Los testimonios en lengua yámana o yagán recogidos por la etnóloga Anne Chapman arrojan mucha luz sobre la causa real de la casi completa desaparición de este pueblo milenario, que habitaba entre el canal Beagle y el cabo de Hornos. La razón no fue otra que la transmisión de enfermedades propagadas por los europeos. Hermelinda Acuña hablaba al respecto de los misioneros anglicanos: “había que hacer lo que ellos ordenaban. Daban ropas y los que se vestían con esas ropas, poco después desaparecían muertos”. Cristina Calderón, la única yámana que sobrevive hoy en día, completa el relato: “se ponían enfermos por contagio, decían que las ropas traían enfermedades”. Aunque los yámana no pudieron comprender con precisión qué era lo que estaba sucediendo, sí identificaron correctamente que el contacto con los colonizadores era la causa de la muerte de hombres, mujeres y niños. En la foto, una familia de yámana en 1882 semicubiertos con ropas europeas en el Canal Franklin (12 de junio de 2015).





En el verano de 1834 un joven naturalista inglés llamado Charles Darwin anotaba en su diario: “esos desdichados salvajes tienen la talla escasa, el rostro repugnante y cubierto de pintura blanca, la piel sucia y grasienta, los cabellos enmarañados, la voz discordante y los gestos violentos. Cuando se ve a tales hombres, apenas puede creerse que sean seres humanos, habitantes del mismo mundo que nosotros”. Estas despectivas palabras de Darwin, en las que todavía no se adivina al hombre de ciencia en que llegaría a convertirse, trataban de describir a un grupo de yámana, avistados a duras penas desde el puente del bergantín "Beagle" en las cercanías de las islas Wollaston. Sin embargo, este pueblo ancestral supo vivir durante milenios en perfecta adaptación a un medio climático muy riguroso, moviéndose en libertad por los canales e islas del archipiélago al sur de Tierra del Fuego y compartiendo los recursos de la naturaleza. Hasta la llegada de la “civilización”, que terminó con su forma de vida y su existencia nómada.
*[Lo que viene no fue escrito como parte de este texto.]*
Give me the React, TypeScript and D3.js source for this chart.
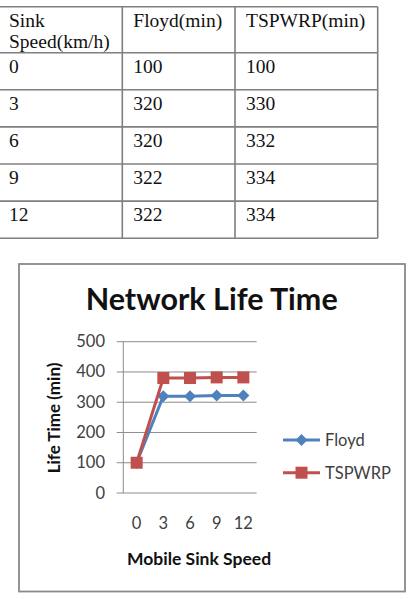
import React from 'react';
import * as d3 from 'd3';

// table values
const speeds = ['0', '3', '6', '9', '12'];
const tableHeaders = ['Sink\nSpeed(km/h)', 'Floyd(min)', 'TSPWRP(min)'];
const tableFloyd = [100, 320, 320, 322, 322];
const tableTspwrp = [100, 330, 332, 334, 334];

// chart values (as plotted)
const chartFloyd = [100, 320, 320, 322, 322];
const chartTspwrp = [100, 380, 380, 382, 382];
const yTicks = [0, 100, 200, 300, 400, 500];

const BLUE = '#4f81bd';
const RED = '#c0504d';
const FONT = 'Lato, "Open Sans", sans-serif';

const Table = () => {
  const colX = [-2, 122.3, 235, 377.7];
  const top = 6.7;
  const headerH = 46;
  const rowH = 37.1;
  const rowY = [top, top + headerH, ...speeds.map((_, i) => top + headerH + rowH * (i + 1))];
  const rows = speeds.map((s, i) => [s, String(tableFloyd[i]), String(tableTspwrp[i])]);
  const stroke = '#7f7f7f';
  return (
    <g fontFamily='"Liberation Serif", "Times New Roman", serif' fontSize={19.5} fill="#111">
      {rowY.map((y, i) => (
        <line key={'h' + i} x1={colX[0]} x2={colX[3]} y1={y} y2={y} stroke={stroke} strokeWidth={1.6} />
      ))}
      {colX.slice(1).map((x, i) => (
        <line key={'v' + i} x1={x} x2={x} y1={rowY[0]} y2={rowY[rowY.length - 1]} stroke={stroke} strokeWidth={1.6} />
      ))}
      {tableHeaders.map((h, c) =>
        h.split('\n').map((line, k) => (
          <text key={'t' + c + k} x={colX[c] + 11} y={top + 20 + k * 21.5}>{line}</text>
        ))
      )}
      {rows.map((r, i) =>
        r.map((v, c) => (
          <text key={'c' + i + c} x={colX[c] + 11} y={rowY[i + 1] + 20}>{v}</text>
        ))
      )}
    </g>
  );
};

const Chart = () => {
  const x = d3.scaleBand().domain(speeds).range([123.3, 256.7]);
  const y = d3.scaleLinear().domain([0, 500]).range([493, 341.7]);
  const cx = (s: string) => (x(s) as number) + x.bandwidth() / 2;
  const line = d3.line<number>().x((_, i) => cx(speeds[i])).y(d => y(d));
  const grid = '#8c8c8c';
  const diamond = (px: number, py: number, r = 6) => `M${px},${py - r}L${px + r},${py}L${px},${py + r}L${px - r},${py}Z`;
  return (
    <g fontFamily={FONT}>
      <rect x={19} y={264} width={386} height={327.5} fill="#fff" stroke="#8a8a8a" strokeWidth={1.8} />
      <text x={211.7} y={310} textAnchor="middle" fontSize={30.5} fontWeight="bold" fill="#111">Network Life Time</text>
      {yTicks.map(t => (
        <g key={t}>
          <line x1={116.7} x2={256.7} y1={y(t)} y2={y(t)} stroke={grid} strokeWidth={1} />
          <text x={105} y={y(t) + 5.5} textAnchor="end" fontSize={16.5} fill="#404040">{t}</text>
        </g>
      ))}
      <line x1={123.3} x2={123.3} y1={y(500)} y2={y(0)} stroke={grid} strokeWidth={1} />
      {speeds.map(s => (
        <text key={s} x={cx(s)} y={529} textAnchor="middle" fontSize={16.5} fill="#404040">{s}</text>
      ))}
      <text x={199} y={565} textAnchor="middle" fontSize={17.5} fontWeight="bold" fill="#111">Mobile Sink Speed</text>
      <text transform="translate(59.5,418) rotate(-90)" textAnchor="middle" fontSize={17} fontWeight="bold" fill="#111">Life Time (min)</text>

      <path d={line(chartFloyd) ?? ''} fill="none" stroke={BLUE} strokeWidth={3} />
      {chartFloyd.map((v, i) => (
        <path key={'f' + i} d={diamond(cx(speeds[i]), y(v))} fill={BLUE} />
      ))}
      <path d={line(chartTspwrp) ?? ''} fill="none" stroke={RED} strokeWidth={3} />
      {chartTspwrp.map((v, i) => (
        <rect key={'t' + i} x={cx(speeds[i]) - 6} y={y(v) - 6} width={12} height={12} fill={RED} />
      ))}

      <line x1={283} x2={320} y1={440} y2={440} stroke={BLUE} strokeWidth={3} />
      <path d={diamond(301.5, 440)} fill={BLUE} />
      <text x={325} y={446} fontSize={16.5} fill="#404040">Floyd</text>
      <line x1={283} x2={320} y1={472.7} y2={472.7} stroke={RED} strokeWidth={3} />
      <rect x={295.5} y={466.7} width={12} height={12} fill={RED} />
      <text x={325} y={478.5} fontSize={16.5} fill="#404040">TSPWRP</text>
    </g>
  );
};

export default function App() {
  return (
    <div style={{ position: 'absolute', left: 0, top: 0 }}>
      <svg width={413} height={599} style={{ display: 'block', background: '#fff' }}>
        <Table />
        <Chart />
      </svg>
    </div>
  );
}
Hoy nos queda Cristina Calderón, la última hablante yámana, una mujer de gran fuerza vital que atesora la herencia de todo un pueblo (1 de julio de 2015).












1 comentario:

  1. La historia del genocidio que ya está más que probado, pero que se continúa ocultando por el fuerte componente que es la colonialidad del poder.